Tax Horsepower - Impact On Engine Design and On Auto-industry Development

Impact On Engine Design and On Auto-industry Development

The fiscal benefits of reduced cylinder diameters (bore) in favor of longer cylinders (stroke) may have been a factor in encouraging the proliferation of relatively small six-cylinder-engined models appearing in Europe in the 1930s, as the market began to open up for faster middle-weight models. The system clearly perpetuated side-valve engines in countries where the taxation system encouraged these engine designs, and delayed the adoption of ohv engines because the small cylinder diameter reduced the space available for overhead valves and the lengthy combustion chamber in any case reduced their potential for improving combustion efficiency.

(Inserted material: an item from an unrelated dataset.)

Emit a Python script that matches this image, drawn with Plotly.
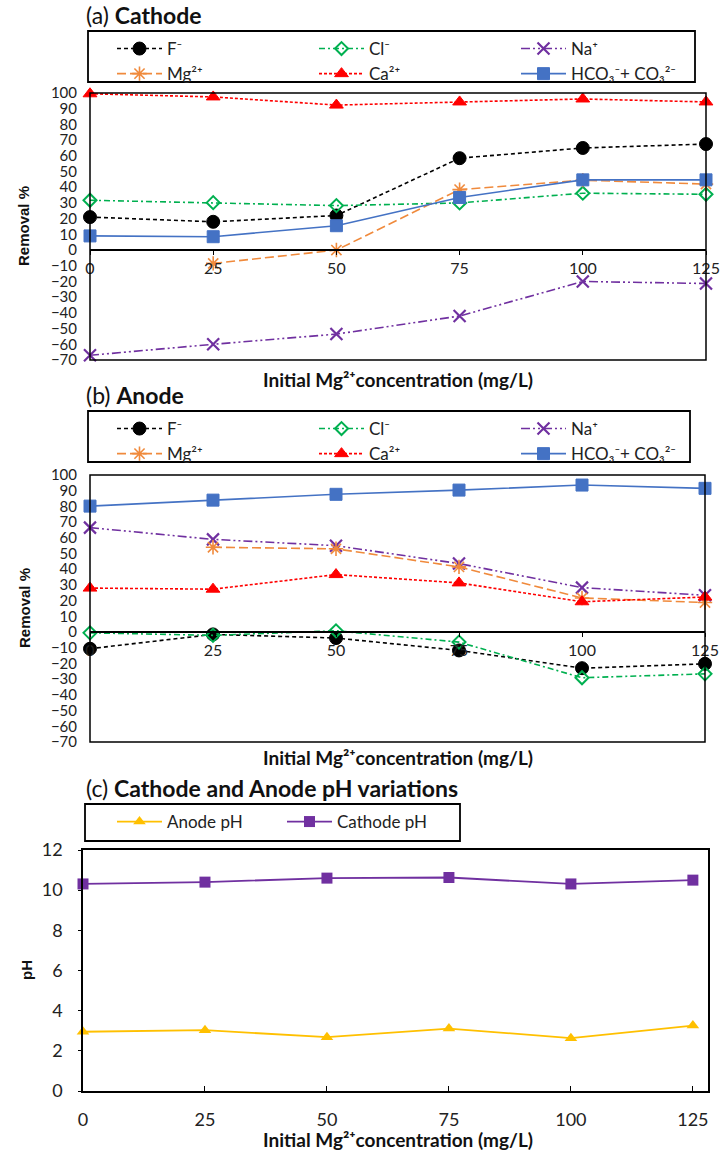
import plotly.graph_objects as go

W, H = 721, 1151

conc = [0, 25, 50, 75, 100, 125]
x_ticks = [0, 25, 50, 75, 100, 125]

# (a) Cathode removal %
cat_F = [21, 18, 22, 58.5, 65, 67.5]
cat_Cl = [31.7, 30.2, 28.3, 30, 36.2, 35.5]
cat_Na = [-67, -60, -53.5, -42, -20, -21.3]
cat_Mg = [None, -8.5, 0, 38.5, 44.5, 42]
cat_Ca = [99.5, 97.5, 92.3, 94.3, 96.2, 94.3]
cat_HCO3 = [9, 8.5, 15.5, 33.5, 44.7, 44.7]

# (b) Anode removal %
an_F = [-10.6, -1.5, -3.8, -11.7, -23, -20.2]
an_Cl = [-0.5, -2.1, 0.8, -6.4, -29.1, -26.6]
an_Na = [66.5, 59, 55, 43.6, 28.3, 23.4]
an_Mg = [None, 54, 53, 41.5, 21.7, 18.8]
an_Ca = [28, 27.3, 36.6, 31.3, 19.3, 22.3]
an_HCO3 = [80.2, 84, 87.7, 90.4, 93.6, 91.5]

# (c) pH
anode_pH = [2.95, 3.03, 2.68, 3.11, 2.63, 3.26]
cathode_pH = [10.31, 10.4, 10.6, 10.63, 10.31, 10.5]

names = ["F⁻", "Cl⁻", "Na⁺", "Mg²⁺", "Ca²⁺", "HCO₃⁻+ CO₃²⁻"]

FONT = "Lato, 'Open Sans', sans-serif"

def py(px):
    return 1 - px / H

def pxx(px):
    return px / W

styles = [
    dict(color="#000000", dash="4px,3px", symbol="circle", size=13, lw=1.0),
    dict(color="#00B050", dash="6px,3px,2px,3px", symbol="diamond-open", size=10, lw=2),
    dict(color="#7030A0", dash="9px,3px,2px,3px,2px,3px", symbol="x-thin-open", size=12, lw=2.2),
    dict(color="#F08A3C", dash="9px,4px", symbol="asterisk-open", size=12, lw=1.6),
    dict(color="#FF0000", dash="3px,2px", symbol="triangle-up", size=12, lw=1.0),
    dict(color="#4472C4", dash="solid", symbol="square", size=12, lw=1.0),
]

fig = go.Figure()

def add_series(ys, xa, ya, legend):
    for name, y, st in zip(names, ys, styles):
        fig.add_trace(go.Scatter(
            x=conc, y=y, name=name, mode="lines+markers",
            line=dict(color=st["color"], dash=st["dash"], width=1.6),
            marker=dict(symbol=st["symbol"], size=st["size"], color=st["color"],
                        line=dict(color=st["color"], width=st["lw"])),
            xaxis=xa, yaxis=ya, legend=legend, cliponaxis=False, connectgaps=False,
        ))

add_series([cat_F, cat_Cl, cat_Na, cat_Mg, cat_Ca, cat_HCO3], "x", "y", "legend")
add_series([an_F, an_Cl, an_Na, an_Mg, an_Ca, an_HCO3], "x2", "y2", "legend2")

fig.add_trace(go.Scatter(x=conc, y=anode_pH, name="Anode pH", mode="lines+markers",
                         line=dict(color="#FFC000", width=1.8),
                         marker=dict(symbol="triangle-up", size=11, color="#FFC000"),
                         xaxis="x3", yaxis="y3", legend="legend3", cliponaxis=False))
fig.add_trace(go.Scatter(x=conc, y=cathode_pH, name="Cathode pH", mode="lines+markers",
                         line=dict(color="#7030A0", width=1.8),
                         marker=dict(symbol="square", size=11, color="#7030A0"),
                         xaxis="x3", yaxis="y3", legend="legend3", cliponaxis=False))

# panel geometry (pixels)
a_left, a_right, a_top, a_bot, a_zero = 90, 706, 93, 360, 250
b_left, b_right, b_top, b_bot, b_zero = 90, 705, 475, 742, 632
c_left, c_right, c_top, c_bot = 83, 708, 850, 1091

tickfont = dict(family=FONT, size=15, color="#222")

def removal_axes(left, right, top, bot, zero, xname):
    xa = dict(domain=[pxx(left), pxx(right)], range=[0, 125], anchor="free",
              position=py(zero), tickvals=x_ticks, ticks="outside", ticklen=4,
              tickcolor="#000", showline=True, linecolor="#000", linewidth=1.5,
              showgrid=False, zeroline=False, tickfont=dict(family=FONT, size=16, color="#222"),
              automargin=False)
    ya = dict(domain=[py(bot), py(top)], range=[-70, 100], dtick=10, tick0=0,
              showgrid=False, zeroline=False, showline=False, ticks="",
              ticklabelstandoff=12, tickfont=tickfont, anchor=xname, automargin=False)
    return xa, ya

xa1, ya1 = removal_axes(a_left, a_right, a_top, a_bot, a_zero, "x")
xa2, ya2 = removal_axes(b_left, b_right, b_top, b_bot, b_zero, "x2")

ctick = dict(family=FONT, size=18, color="#222")
xa3 = dict(domain=[pxx(c_left), pxx(c_right)], range=[0, 128.1], tickvals=x_ticks,
           ticks="inside", ticklen=5, tickcolor="#000", showline=True, linecolor="#000",
           linewidth=1.5, mirror=True, showgrid=False, zeroline=False, tickfont=ctick,
           anchor="y3", ticklabelstandoff=12, automargin=False)
ya3 = dict(domain=[py(c_bot), py(c_top)], range=[0, 12], dtick=2, showgrid=False,
           zeroline=False, showline=True, linecolor="#000", linewidth=1.5, mirror=True,
           ticks="outside", ticklen=3, tickcolor="#000", tickfont=ctick, anchor="x3",
           ticklabelstandoff=12, automargin=False)

legfont = dict(family=FONT, size=17, color="#222")

def leg(xpx, ypx, ew):
    return dict(x=pxx(xpx), y=py(ypx), xanchor="left", yanchor="top", orientation="h",
                borderwidth=0, bgcolor="rgba(0,0,0,0)", font=legfont,
                entrywidth=ew, entrywidthmode="pixels", itemwidth=45,
                tracegroupgap=0, traceorder="normal")

shapes = []
for (xr, yr) in [("x", "y"), ("x2", "y2")]:
    shapes.append(dict(type="rect", xref=f"{xr} domain", yref=f"{yr} domain",
                       x0=0, x1=1, y0=0, y1=1, line=dict(color="#000", width=1.5),
                       layer="above"))
# legend frames
for (l, r, t, b) in [(88, 695, 31, 82), (88, 690, 411, 462), (85, 460, 804, 841)]:
    shapes.append(dict(type="rect", xref="paper", yref="paper",
                       x0=pxx(l), x1=pxx(r), y0=py(b), y1=py(t),
                       line=dict(color="#000", width=1.8), layer="above"))

annotations = []
def title(text, xpx, ypx):
    annotations.append(dict(text=text, x=pxx(xpx), y=py(ypx), xref="paper", yref="paper",
                            xanchor="left", yanchor="middle", showarrow=False,
                            font=dict(family=FONT, size=23, color="#111")))

title("(a) <b>Cathode</b>", 84, 15)
title("(b) <b>Anode</b>", 84, 395)
title("(c) <b>Cathode and Anode pH variations</b>", 84, 788)

xt = "<b>Initial Mg²⁺concentration (mg/L)</b>"
for cx, cy in [(398, 380), (398, 757), (398, 1139)]:
    annotations.append(dict(text=xt, x=pxx(cx), y=py(cy), xref="paper", yref="paper",
                            xanchor="center", yanchor="middle", showarrow=False,
                            font=dict(family=FONT, size=19, color="#111")))

for txt, cx, cy in [("<b>Removal %</b>", 24, 226), ("<b>Removal %</b>", 24, 608),
                    ("<b>pH</b>", 26, 970)]:
    annotations.append(dict(text=txt, x=pxx(cx), y=py(cy), xref="paper", yref="paper",
                            xanchor="center", yanchor="middle", showarrow=False,
                            textangle=-90,
                            font=dict(family="Liberation Sans, Arial, sans-serif",
                                      size=15, color="#111")))

fig.update_layout(
    width=W, height=H, margin=dict(l=0, r=0, t=0, b=0, autoexpand=False),
    paper_bgcolor="white", plot_bgcolor="white",
    xaxis=xa1, yaxis=ya1, xaxis2=xa2, yaxis2=ya2, xaxis3=xa3, yaxis3=ya3,
    legend=leg(112, 31, 142), legend2=leg(112, 411, 142), legend3=leg(112, 804, 110),
    shapes=shapes, annotations=annotations, showlegend=True,
)

fig.write_html("out.html")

Another effect was to make it very expensive to run cars imported from countries where there was no fiscal incentive to minimise cylinder diameters: this may have limited car imports from the USA to Europe during a period when western governments were employing naked protectionist policies in response to economic depression, and thereby encouraged US auto-makers wishing to exploit the European auto-markets to set up their own dedicated subsidiary plants in the larger European markets.

Taxation can modify incentives and tax horsepower is no exception. Large capacity (displacement) engines are penalized, so engineers working where engine capacity is taxed are encouraged to minimize capacity. This rarely happened in the USA, where license plate fees, even adjusted for horsepower ratings, were comparatively much lower than European car taxes.